日本で初めての本格的な近代製鉄所で、4年の歳月をかけて完成。明治34年(1901年)に火入れされ日本の製鉄が始まった。何度かの改修を経て、昭和37年に日本初の高圧高炉へと進化。近代製鉄発祥の地として東田第一高炉一帯は、平成8年に市指定文化財(史跡)に指定され保存整備されている。
日本最初の反射炉跡。長崎港警備にあたっていた佐賀藩の鍋島直正公は、築地に日本最初の反射炉を建設し日本で初めて鋼鉄製の大砲を鋳造した。反射炉とは、鉄などの金属を溶かすための炉。大砲完成後、幕府から大砲の注文が入り、ここだけでは製造が間に合わず1853(嘉永6)年新たに多布施反射炉も増築された。
敷地約7,600㎡。炭鉱事業で成功した高取伊好(たかとりこれよし)の旧宅で、和風でありながら洋室があるなど明治時代の邸宅の特徴を備えている。大広間の能舞台、絵が描かれた杉戸、動植物をテーマとした欄間、洋間の漆喰天井など豪華な意匠が目をひき、建築物としても優れている。
薩摩藩の五代才助や小松帯刀が建設計画したドック(洋式船を修理する所)。トーマス・グラバーの出資も得て明治元(1868)年に完成した。修理船をレールに乗せて海面から引き揚げる構造がソロバン型だったので、通称「ソロバン・ドック」と呼ばれた。
軍艦島は「端島」の俗称で、戦艦「土佐」に島影が似ていることから名付けられたといわれる。1810年頃石炭が発見され、明治時代に本格的な採炭が行われた。当時は作業場をはじめ住宅や公共施設、小中学校、共同販売所、映画館、料理屋、娯楽場、病院などがあり、近代的な町が築かれていた。
日本で初めて洋式採炭法を取り入れた近代炭鉱。開港により長崎入港の外国船が増えると、その燃料として石炭の需要が増大した。当時高島は佐賀藩の領地だったことから、この石炭を外国人との合弁で開発しようと、藩は長崎のグラバー商会との間に事業契約を結び共同経営を行った。

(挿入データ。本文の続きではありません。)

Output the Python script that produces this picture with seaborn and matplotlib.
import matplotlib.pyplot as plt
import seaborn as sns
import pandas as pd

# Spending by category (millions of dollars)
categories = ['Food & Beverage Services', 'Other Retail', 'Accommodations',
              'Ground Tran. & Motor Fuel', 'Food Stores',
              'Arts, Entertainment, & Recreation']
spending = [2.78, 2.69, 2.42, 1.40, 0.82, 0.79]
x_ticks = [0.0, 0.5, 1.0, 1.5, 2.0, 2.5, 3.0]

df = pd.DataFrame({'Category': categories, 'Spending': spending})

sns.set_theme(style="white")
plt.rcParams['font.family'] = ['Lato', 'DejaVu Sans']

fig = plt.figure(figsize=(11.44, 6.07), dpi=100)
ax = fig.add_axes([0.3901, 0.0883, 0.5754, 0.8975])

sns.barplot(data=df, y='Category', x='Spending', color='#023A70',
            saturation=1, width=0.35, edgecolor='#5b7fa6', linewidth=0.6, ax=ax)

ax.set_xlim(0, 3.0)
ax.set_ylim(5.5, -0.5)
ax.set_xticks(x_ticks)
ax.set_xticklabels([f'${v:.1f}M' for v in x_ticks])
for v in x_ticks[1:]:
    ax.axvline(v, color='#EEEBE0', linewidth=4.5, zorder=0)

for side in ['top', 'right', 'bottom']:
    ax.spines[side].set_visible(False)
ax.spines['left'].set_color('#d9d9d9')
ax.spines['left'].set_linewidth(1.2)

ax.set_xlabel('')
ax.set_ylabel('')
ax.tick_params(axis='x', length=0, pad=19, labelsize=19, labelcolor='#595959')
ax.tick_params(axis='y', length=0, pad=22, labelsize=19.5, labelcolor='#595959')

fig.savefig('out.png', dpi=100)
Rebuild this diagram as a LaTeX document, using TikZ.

鎖国が終ると長崎・神奈川・函館の3港は世界に門を開いた。様々な外国商人が大浦居留地付近に居を構え貿易を営み、その一人が英国スコットランド出身のトーマス・ブレーク・グラバー。旧住宅は数多くの洋風建築の中で独特の様式を残す、日本最初の木造洋館として貴重な文化財となっている。